Personal information
- Full name: Mark Edward Stevens
- Born: 16 March 1959 (age 67) Taunton, Somerset, England
- Batting: Right-handed
- Role: Wicketkeeper

Domestic team information
- 1981–1982: Devon
- 1983–1993: Berkshire

Career statistics
| Competition | LA |
| Matches | 5 |
| Runs scored | 34 |
| Batting average | 17.00 |
| 100s/50s | –/– |
| Top score | 23 |
| Balls bowled | – |
| Wickets | – |
| Bowling average | – |
| 5 wickets in innings | – |
| 10 wickets in match | – |
| Best bowling | – |
| Catches/stumpings | 2/1 |
- Source: Cricinfo, 21 September 2010

= Mark Stevens (cricketer) =

English cricketer

Mark Edward Stevens (born 16 March 1959) is a former English cricketer. Stevens was a right-handed batsman who played primarily as a wicketkeeper.
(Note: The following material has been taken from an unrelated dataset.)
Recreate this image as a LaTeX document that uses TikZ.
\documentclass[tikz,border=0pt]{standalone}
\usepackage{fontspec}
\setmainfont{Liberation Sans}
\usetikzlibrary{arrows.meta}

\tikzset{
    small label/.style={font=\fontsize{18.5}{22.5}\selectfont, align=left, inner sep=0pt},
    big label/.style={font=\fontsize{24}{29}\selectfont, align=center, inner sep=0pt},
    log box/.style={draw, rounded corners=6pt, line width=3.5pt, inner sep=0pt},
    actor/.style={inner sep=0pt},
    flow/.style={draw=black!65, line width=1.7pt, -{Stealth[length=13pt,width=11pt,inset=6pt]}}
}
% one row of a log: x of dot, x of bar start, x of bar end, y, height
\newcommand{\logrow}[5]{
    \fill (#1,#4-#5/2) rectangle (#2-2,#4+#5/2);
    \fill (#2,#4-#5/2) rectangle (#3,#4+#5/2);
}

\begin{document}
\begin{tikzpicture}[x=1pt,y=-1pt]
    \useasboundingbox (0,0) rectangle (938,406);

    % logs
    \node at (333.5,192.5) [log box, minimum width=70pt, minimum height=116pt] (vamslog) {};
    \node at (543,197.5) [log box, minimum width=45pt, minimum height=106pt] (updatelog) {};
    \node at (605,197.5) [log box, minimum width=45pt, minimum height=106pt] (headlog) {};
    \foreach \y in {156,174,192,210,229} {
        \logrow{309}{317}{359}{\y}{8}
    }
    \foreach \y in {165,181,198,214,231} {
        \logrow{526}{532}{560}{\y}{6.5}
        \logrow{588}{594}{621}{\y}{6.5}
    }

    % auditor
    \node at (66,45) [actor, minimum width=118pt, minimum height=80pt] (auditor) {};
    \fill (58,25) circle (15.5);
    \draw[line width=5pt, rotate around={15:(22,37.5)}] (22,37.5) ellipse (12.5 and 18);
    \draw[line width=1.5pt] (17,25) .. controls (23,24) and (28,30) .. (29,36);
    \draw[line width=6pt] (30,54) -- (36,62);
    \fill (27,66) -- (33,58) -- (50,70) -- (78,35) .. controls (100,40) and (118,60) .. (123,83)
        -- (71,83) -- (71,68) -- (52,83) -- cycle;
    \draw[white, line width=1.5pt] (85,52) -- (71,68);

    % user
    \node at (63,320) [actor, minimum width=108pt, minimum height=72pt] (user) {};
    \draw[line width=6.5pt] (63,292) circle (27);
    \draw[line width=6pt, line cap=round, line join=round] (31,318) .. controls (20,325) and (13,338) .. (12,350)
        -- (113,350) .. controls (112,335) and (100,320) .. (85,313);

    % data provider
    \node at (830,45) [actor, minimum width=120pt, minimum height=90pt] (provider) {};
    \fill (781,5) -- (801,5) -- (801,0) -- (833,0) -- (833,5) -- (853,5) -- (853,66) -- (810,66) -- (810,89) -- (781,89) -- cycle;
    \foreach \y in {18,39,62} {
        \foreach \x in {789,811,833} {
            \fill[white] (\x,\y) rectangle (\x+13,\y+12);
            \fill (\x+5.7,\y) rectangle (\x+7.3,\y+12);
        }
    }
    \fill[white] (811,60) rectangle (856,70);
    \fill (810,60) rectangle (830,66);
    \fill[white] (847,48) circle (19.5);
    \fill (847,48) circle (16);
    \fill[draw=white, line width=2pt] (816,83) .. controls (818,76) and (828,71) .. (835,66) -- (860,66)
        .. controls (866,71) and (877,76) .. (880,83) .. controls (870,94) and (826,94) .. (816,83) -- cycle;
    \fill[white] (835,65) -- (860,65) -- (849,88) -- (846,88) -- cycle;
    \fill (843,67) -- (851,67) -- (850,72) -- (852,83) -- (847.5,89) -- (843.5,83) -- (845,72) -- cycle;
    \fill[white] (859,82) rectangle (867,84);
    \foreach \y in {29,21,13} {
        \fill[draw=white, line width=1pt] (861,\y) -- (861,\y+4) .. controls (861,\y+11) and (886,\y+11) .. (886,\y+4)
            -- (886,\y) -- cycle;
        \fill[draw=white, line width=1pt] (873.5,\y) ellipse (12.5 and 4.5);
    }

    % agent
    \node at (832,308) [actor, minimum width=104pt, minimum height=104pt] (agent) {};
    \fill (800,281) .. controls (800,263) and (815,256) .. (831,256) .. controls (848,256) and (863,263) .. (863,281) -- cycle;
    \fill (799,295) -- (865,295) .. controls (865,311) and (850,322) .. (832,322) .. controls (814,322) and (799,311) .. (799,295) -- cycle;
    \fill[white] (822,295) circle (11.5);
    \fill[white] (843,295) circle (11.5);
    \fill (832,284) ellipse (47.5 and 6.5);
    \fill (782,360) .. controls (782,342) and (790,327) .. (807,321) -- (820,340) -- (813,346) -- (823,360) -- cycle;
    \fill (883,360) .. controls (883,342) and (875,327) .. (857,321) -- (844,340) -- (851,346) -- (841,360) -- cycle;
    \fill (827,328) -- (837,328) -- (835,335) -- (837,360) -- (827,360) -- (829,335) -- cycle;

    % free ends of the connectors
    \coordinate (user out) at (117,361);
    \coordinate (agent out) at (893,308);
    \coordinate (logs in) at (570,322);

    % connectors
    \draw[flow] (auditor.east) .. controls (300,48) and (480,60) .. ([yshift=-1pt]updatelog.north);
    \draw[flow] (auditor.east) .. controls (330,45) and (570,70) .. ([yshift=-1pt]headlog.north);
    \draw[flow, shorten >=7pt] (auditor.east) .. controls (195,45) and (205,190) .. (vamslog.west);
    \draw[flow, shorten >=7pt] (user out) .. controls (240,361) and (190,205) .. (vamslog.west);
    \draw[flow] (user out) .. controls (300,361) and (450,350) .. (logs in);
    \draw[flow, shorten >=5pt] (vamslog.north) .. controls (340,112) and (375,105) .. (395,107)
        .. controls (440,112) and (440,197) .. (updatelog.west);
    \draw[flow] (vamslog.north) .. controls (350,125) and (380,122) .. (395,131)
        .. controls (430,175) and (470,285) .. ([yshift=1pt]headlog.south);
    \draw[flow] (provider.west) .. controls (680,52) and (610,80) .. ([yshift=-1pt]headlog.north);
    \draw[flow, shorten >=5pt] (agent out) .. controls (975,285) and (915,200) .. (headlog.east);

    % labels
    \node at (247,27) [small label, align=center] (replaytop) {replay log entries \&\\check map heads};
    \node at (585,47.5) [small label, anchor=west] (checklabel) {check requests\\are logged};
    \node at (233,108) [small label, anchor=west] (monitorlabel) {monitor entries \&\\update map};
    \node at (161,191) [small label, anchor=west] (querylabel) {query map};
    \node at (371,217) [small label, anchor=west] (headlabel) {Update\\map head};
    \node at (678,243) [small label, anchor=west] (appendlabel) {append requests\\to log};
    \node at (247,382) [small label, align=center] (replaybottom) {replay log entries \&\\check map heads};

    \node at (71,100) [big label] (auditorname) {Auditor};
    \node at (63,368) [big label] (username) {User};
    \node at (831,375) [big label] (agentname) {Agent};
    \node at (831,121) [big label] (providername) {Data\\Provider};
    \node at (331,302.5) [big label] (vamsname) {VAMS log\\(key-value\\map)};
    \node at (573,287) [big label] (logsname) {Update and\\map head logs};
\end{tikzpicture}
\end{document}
Stevens made his Minor Counties Championship debut for Devon in 1981 against the Somerset Second XI. From 1981 to 1982, he represented Devon in 9 Minor Counties Championship matches. In 1983, he joined Berkshire, making his Minor Counties Championship debut for the county in 1983 against Shropshire. From 1983 to 1993, he represented the county in 58 Minor Counties Championship matches, the last of which came in the 1993 Championship when Berkshire played Wales Minor Counties. Stevens also played in the MCCA Knockout Trophy for Berkshire. His debut in that competition came in 1986 when Berkshire played Buckinghamshire. From 1986 to 1993, he represented the county in 11 Trophy matches, the last of which came when Berkshire played Hertfordshire in the 1993 MCCA Knockout Trophy.

Additionally, he also played List-A matches for Berkshire. His List-A debut for the county came against Gloucestershire in the 1986 NatWest Trophy. From 1986 to 1991, he represented the county in 5 matches, with his final List-A match coming when Berkshire played Hampshire in the 1991 NatWest Trophy at Sonning Lane, Reading. In his 5 matches, he scored 34 runs at a batting average of 17.00, with a high score of 23. Behind the stumps he took 2 catches and made a single stumping.